Why Banks Deserve Preferential Treatment While Millions of Homeowners Are Denied Assistance And Are At Risk of Foreclosure?

Tuesday, November 29, 2011
By Paul Martin

by Washington’s Blog
Global Research
November 29, 2011

“Many Americans Are Struggling To Understand Why Banks Deserve Such Preferential Treatment While Millions of Homeowners Are Being Denied Assistance And Are At Increasing Risk Of Foreclosure”

The Fed Threw $7 Trillion at the Big Banks, Without Telling Congress or Shareholders
The Hill notes:

A top House Democrat is calling for a hearing with Federal Reserve Chairman Ben Bernanke following a report that the central bank secretly committed more than $7 trillion to save banks during the financial crisis.

House Oversight and Government Reform Committee ranking member Elijah Cummings (Md.) sent a letter on Monday to panel Chairman Darrell Issa (R-Calif.) requesting the committee look into how banks “benefitted from trillions of dollars in previously undisclosed government loans provided at below-market rates.”

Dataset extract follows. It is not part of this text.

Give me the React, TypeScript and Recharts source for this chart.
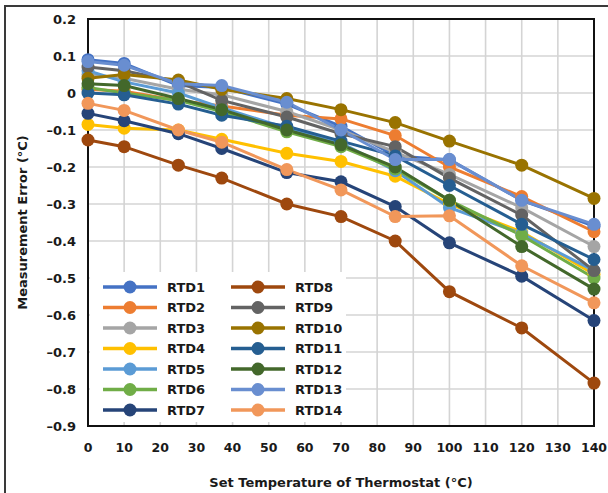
import React from 'react';
import { LineChart, Line, XAxis, YAxis, CartesianGrid, Legend, ReferenceArea } from 'recharts';

const temps = [0, 10, 25, 37, 55, 70, 85, 100, 120, 140];

const rtd1 = [0.09, 0.08, 0.02, 0.015, -0.03, -0.09, -0.17, -0.18, -0.29, -0.36];
const rtd2 = [0.01, 0.005, -0.02, -0.035, -0.06, -0.07, -0.115, -0.2, -0.28, -0.375];
const rtd3 = [0.05, 0.04, 0.01, -0.005, -0.05, -0.1, -0.16, -0.22, -0.31, -0.415];
const rtd4 = [-0.085, -0.095, -0.1, -0.125, -0.163, -0.185, -0.225, -0.3, -0.375, -0.49];
const rtd5 = [0.06, 0.03, 0.0, -0.04, -0.095, -0.135, -0.21, -0.31, -0.38, -0.48];
const rtd6 = [0.015, 0.0, -0.02, -0.05, -0.105, -0.145, -0.205, -0.29, -0.385, -0.5];
const rtd7 = [-0.055, -0.075, -0.11, -0.15, -0.215, -0.24, -0.307, -0.405, -0.495, -0.615];
const rtd8 = [-0.127, -0.145, -0.195, -0.23, -0.3, -0.334, -0.4, -0.537, -0.635, -0.784];
const rtd9 = [0.07, 0.06, 0.03, -0.02, -0.065, -0.11, -0.145, -0.23, -0.33, -0.48];
const rtd10 = [0.04, 0.05, 0.035, 0.01, -0.015, -0.045, -0.08, -0.13, -0.195, -0.285];
const rtd11 = [0.0, -0.005, -0.03, -0.06, -0.09, -0.13, -0.17, -0.25, -0.355, -0.45];
const rtd12 = [0.025, 0.02, -0.015, -0.045, -0.1, -0.14, -0.2, -0.29, -0.415, -0.53];
const rtd13 = [0.085, 0.075, 0.025, 0.02, -0.025, -0.1, -0.18, -0.18, -0.29, -0.355];
const rtd14 = [-0.028, -0.047, -0.1, -0.133, -0.207, -0.262, -0.334, -0.332, -0.467, -0.567];

const seriesNames = ['RTD1', 'RTD2', 'RTD3', 'RTD4', 'RTD5', 'RTD6', 'RTD7', 'RTD8', 'RTD9', 'RTD10', 'RTD11', 'RTD12', 'RTD13', 'RTD14'];
const seriesValues = [rtd1, rtd2, rtd3, rtd4, rtd5, rtd6, rtd7, rtd8, rtd9, rtd10, rtd11, rtd12, rtd13, rtd14];
const seriesColors = ['#4472C4', '#ED7D31', '#A5A5A5', '#FFC000', '#5B9BD5', '#70AD47', '#264478', '#9E480E', '#636363', '#997300', '#255E91', '#43682B', '#698ED0', '#F1975A'];

const xTicks = [0, 10, 20, 30, 40, 50, 60, 70, 80, 90, 100, 110, 120, 130, 140];
const yTicks = [0.2, 0.1, 0, -0.1, -0.2, -0.3, -0.4, -0.5, -0.6, -0.7, -0.8, -0.9];

const xTitle = 'Set Temperature of Thermostat (°C)';
const yTitle = 'Measurement Error (°C)';

const data = temps.map((t, i) => {
  const row: Record<string, number> = { t };
  seriesNames.forEach((n, k) => {
    row[n] = seriesValues[k][i];
  });
  return row;
});

const FONT = '"DejaVu Sans", sans-serif';
const TXT = '#1a1a1a';

const fmtY = (v: number) => {
  if (Math.abs(v) < 1e-9) return '0';
  return (v < 0 ? '–' : '') + Math.abs(v).toFixed(1);
};

const LegendBox = () => {
  const rows = 7;
  return (
    <svg width={256} height={150} style={{ display: 'block' }}>
      <rect x={0} y={0} width={256} height={150} fill="#ffffff" />
      {seriesNames.map((n, k) => {
        const col = k < rows ? 0 : 1;
        const r = k % rows;
        const y = 15 + r * 20.5;
        const x0 = col === 0 ? 13 : 141;
        return (
          <g key={n}>
            <line x1={x0} x2={x0 + 54} y1={y} y2={y} stroke={seriesColors[k]} strokeWidth={3.5} />
            <circle cx={x0 + 27} cy={y} r={6.5} fill={seriesColors[k]} />
            <text x={x0 + 64} y={y} dominantBaseline="central" fontFamily={FONT} fontWeight={700} fontSize={13} fill={TXT}>
              {n}
            </text>
          </g>
        );
      })}
    </svg>
  );
};

export default function App() {
  return (
    <div style={{ position: 'absolute', left: 0, top: 0, width: 608, height: 493, background: '#fff', overflow: 'hidden' }}>
      <div style={{ position: 'absolute', left: 4, top: 5, width: 700, height: 600, borderLeft: '2px solid #3a3a3a', borderTop: '2px solid #3a3a3a' }} />
      <LineChart
        width={608}
        height={493}
        data={data}
        margin={{ top: 19, right: 14, left: 0, bottom: 0 }}
        style={{ position: 'absolute', left: 0, top: 0 }}
      >
        <CartesianGrid stroke="#d4d4d4" strokeWidth={1.6} horizontalValues={yTicks} verticalValues={xTicks} />
        <XAxis
          dataKey="t"
          type="number"
          domain={[0, 140]}
          ticks={xTicks}
          interval={0}
          height={67}
          axisLine={false}
          tickLine={false}
          tickSize={0}
          tickMargin={17}
          tick={{ fontFamily: FONT, fontWeight: 700, fontSize: 12.5, fill: TXT }}
          label={{ value: xTitle, position: 'insideBottom', offset: 6, style: { fontFamily: FONT, fontWeight: 700, fontSize: 13, fill: TXT } }}
        />
        <YAxis
          type="number"
          domain={[-0.9, 0.2]}
          ticks={yTicks}
          interval={0}
          width={88}
          axisLine={false}
          tickLine={false}
          tickSize={0}
          tickMargin={12}
          tickFormatter={fmtY}
          tick={{ fontFamily: FONT, fontWeight: 700, fontSize: 13, fill: TXT }}
          label={{ value: yTitle, angle: -90, position: 'insideLeft', offset: 22, style: { textAnchor: 'middle', fontFamily: FONT, fontWeight: 700, fontSize: 13, fill: TXT } }}
        />
        <ReferenceArea x1={0} x2={140} y1={-0.9} y2={0.2} fill="none" stroke="#111" strokeWidth={2} />
        <Legend
          layout="vertical"
          align="center"
          verticalAlign="middle"
          wrapperStyle={{ left: 90, top: 272, width: 256, height: 150 }}
          content={() => <LegendBox />}
        />
        {seriesNames.map((n, k) => (
          <Line
            key={n}
            dataKey={n}
            stroke={seriesColors[k]}
            strokeWidth={3}
            dot={{ r: 6.5, fill: seriesColors[k], stroke: seriesColors[k], strokeWidth: 0 }}
            activeDot={false}
            isAnimationActive={false}
          />
        ))}
      </LineChart>
    </div>
  );
}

“Many Americans are struggling to understand why banks deserve such preferential treatment while millions of homeowners are being denied assistance and are at increasing risk of foreclosure,” Cummings said.

***

The request comes on the heels of a Bloomberg report that said the Fed secretly committed more than $7 trillion as of March 2009 to rescuing the nation’s top financial institutions, and that these banks “reaped an estimated $13 billion of income” on the below-market rates.

“Unfortunately, officials from many of these financial institutions declined to comment about these loans, including officials from Goldman Sachs, JPMorgan, Bank of America, Citigroup, and Morgan Stanley,” Cummings writes.

Information about the loans was withheld from Congress as lawmakers debated and passed the Dodd-Frank financial regulatory reform bill and Consumer Protection Act of 2010, Cummings said. Banks also failed to disclose the information to their shareholders.

***

This “secret financing helped America’s biggest financial firms get bigger and go on to pay employees as much as they did at the height of the housing bubble,” according to economists cited in the report.

Indeed, as I’ve repeatedly noted, virtually all of the so-called help for homeowners is actually yet another bailout for the banks at the expense of homeowners.